Print, word for word, every line from the beginning of the listing up to and including the line with "import plotly.graph_objects as go". Pictures are to be excluded.

— Start of Provided material —

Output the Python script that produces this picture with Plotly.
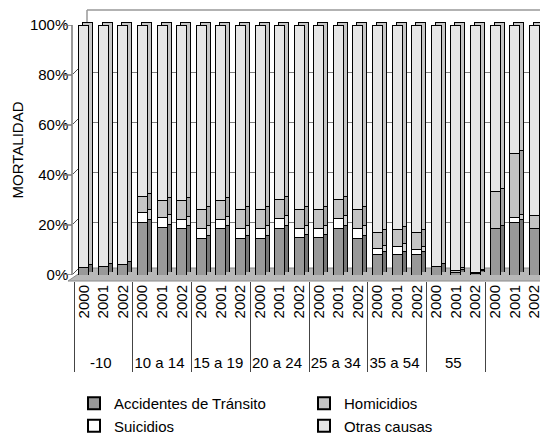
import plotly.graph_objects as go

# ── Data ───────────────────────────────────────────────────────────────────────
GROUPS = ["-10", "10 a 14", "15 a 19", "20 a 24", "25 a 34", "35 a 54", "55", " "]
YEARS = ["2000", "2001", "2002"]

accidentes = [3.0, 3.5, 4.4, 21.0, 19.0, 18.5, 14.8, 18.5, 14.8, 14.8, 18.5, 15.2,
              15.2, 18.5, 14.8, 8.4, 8.4, 8.4, 3.3, 1.0, 0.5, 18.5, 21.0, 18.8]
suicidios = [0, 0, 0, 4.0, 4.0, 3.9, 3.7, 3.9, 3.7, 3.7, 4.3, 3.3,
             3.3, 4.3, 3.7, 2.3, 2.9, 1.9, 0, 0, 0, 0, 2.0, 0]
homicidios = [0, 0, 0, 6.6, 7.0, 7.6, 7.9, 7.6, 7.9, 7.9, 7.6, 7.9,
              7.9, 7.6, 7.9, 6.5, 7.1, 6.9, 0, 0.8, 0.5, 15.1, 25.8, 5.2]
otras = [97.0, 96.5, 95.6, 68.4, 70.0, 70.0, 73.6, 70.0, 73.6, 73.6, 69.6, 73.6,
         73.6, 69.6, 73.6, 82.8, 81.6, 82.8, 96.7, 98.2, 99.0, 66.4, 51.2, 76.0]

# ── Style ──────────────────────────────────────────────────────────────────────
# page body has an 8px margin, so the figure is 8px smaller than the window
W, H = 540, 428
OFF = 8
FONT = "Arial, Liberation Sans, sans-serif"
GRID = "#808080"

SERIES = [
    # name, values, front colour, side colour, legend rank
    ("Accidentes de Tránsito", accidentes, "#999999", "#767676", 1),
    ("Suicidios", suicidios, "#ffffff", "#cfcfcf", 3),
    ("Homicidios", homicidios, "#c4c4c4", "#a3a3a3", 2),
    ("Otras causas", otras, "#e6e6e6", "#c6c6c6", 4),
]

PAD = "\u00a0" * 5  # pushes the outer (age) labels a bit further down
xcats = [[g for g in GROUPS for _ in YEARS], [PAD + y for _ in GROUPS for y in YEARS]]


def fx(px):
    return (px - OFF) / W


def fy(py):
    return 1 - (py - OFF) / H


fig = go.Figure()

# depth faces: same stacks drawn on a subplot shifted up/right
for name, vals, front, side, rank in SERIES:
    fig.add_trace(go.Bar(x=xcats, y=vals, name=name, showlegend=False,
                         marker=dict(color=side, line=dict(color="#000000", width=1)),
                         xaxis="x", yaxis="y", hoverinfo="skip"))

# front faces
for name, vals, front, side, rank in SERIES:
    fig.add_trace(go.Bar(x=xcats, y=vals, name=name, legendrank=rank,
                         marker=dict(color=front, line=dict(color="#000000", width=1)),
                         xaxis="x2", yaxis="y2"))

# ── Decoration: back wall, floor, ticks ────────────────────────────────────────
shapes = []
floor = [(68, 281), (541, 281), (549, 268), (87, 268)]
path = "M " + " L ".join(f"{fx(a):.4f},{fy(b):.4f}" for a, b in floor) + " Z"
shapes.append(dict(type="path", path=path, xref="paper", yref="paper",
                   fillcolor="#b8b8b8", line=dict(color="#8c8c8c", width=1), layer="below"))
shapes.append(dict(type="line", xref="paper", yref="paper", x0=fx(87), x1=fx(549),
                   y0=fy(10), y1=fy(10), line=dict(color="#999999", width=1.5)))
shapes.append(dict(type="line", xref="paper", yref="paper", x0=fx(87), x1=fx(87),
                   y0=fy(10), y1=fy(268), line=dict(color="#999999", width=1.5), layer="below"))
for v in [0, 20, 40, 60, 80, 100]:
    shapes.append(dict(type="line", xref="paper", yref="y2", xsizemode="pixel",
                       ysizemode="pixel", xanchor=fx(72), yanchor=v,
                       x0=-8, x1=0, y0=0, y1=0,
                       line=dict(color="#777777", width=1.5)))
    shapes.append(dict(type="line", xref="paper", yref="y2", xsizemode="pixel",
                       ysizemode="pixel", xanchor=fx(72), yanchor=v,
                       x0=0, x1=14, y0=0, y1=14,
                       line=dict(color="#555555", width=1), layer="below"))

fig.update_layout(
    width=W, height=H,
    barmode="stack", bargap=0.49,
    paper_bgcolor="#ffffff", plot_bgcolor="rgba(0,0,0,0)",
    font=dict(family=FONT, size=14, color="#000000"),
    margin=dict(l=0, r=0, t=0, b=0, autoexpand=False),
    shapes=shapes,
    xaxis=dict(domain=[fx(78), fx(548)], anchor="y", showticklabels=False,
               showgrid=False, showline=False, showdividers=False, ticks=""),
    yaxis=dict(domain=[fy(272), fy(22)], anchor="x", range=[0, 100],
               showticklabels=False, showgrid=True, gridcolor=GRID, gridwidth=1,
               zeroline=False, dtick=20, ticks=""),
    xaxis2=dict(domain=[fx(74), fx(544)], anchor="free", position=fy(281),
                tickangle=-90, tickfont=dict(size=15), showgrid=False,
                showline=False, ticks="", showdividers=True,
                dividercolor="#444444", dividerwidth=1, automargin=False),
    yaxis2=dict(domain=[fy(275), fy(25)], anchor="free", position=fx(72),
                range=[0, 100], dtick=20, ticksuffix="%", showgrid=False,
                zeroline=False, showline=True, linecolor="#999999", linewidth=1.5,
                ticks="", tickfont=dict(size=15), automargin=False,
                title=dict(text="MORTALIDAD", font=dict(size=15), standoff=2)),
    legend=dict(orientation="h", x=fx(74), xanchor="left", y=fy(387), yanchor="top",
                entrywidth=185, entrywidthmode="pixels", traceorder="normal",
                font=dict(size=15), itemsizing="constant",
                bgcolor="rgba(0,0,0,0)", tracegroupgap=0),
)

fig.write_html("out.html")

— End of Provided material —

* Exercise response *
Output the Python script that produces this picture with Plotly.
import plotly.graph_objects as go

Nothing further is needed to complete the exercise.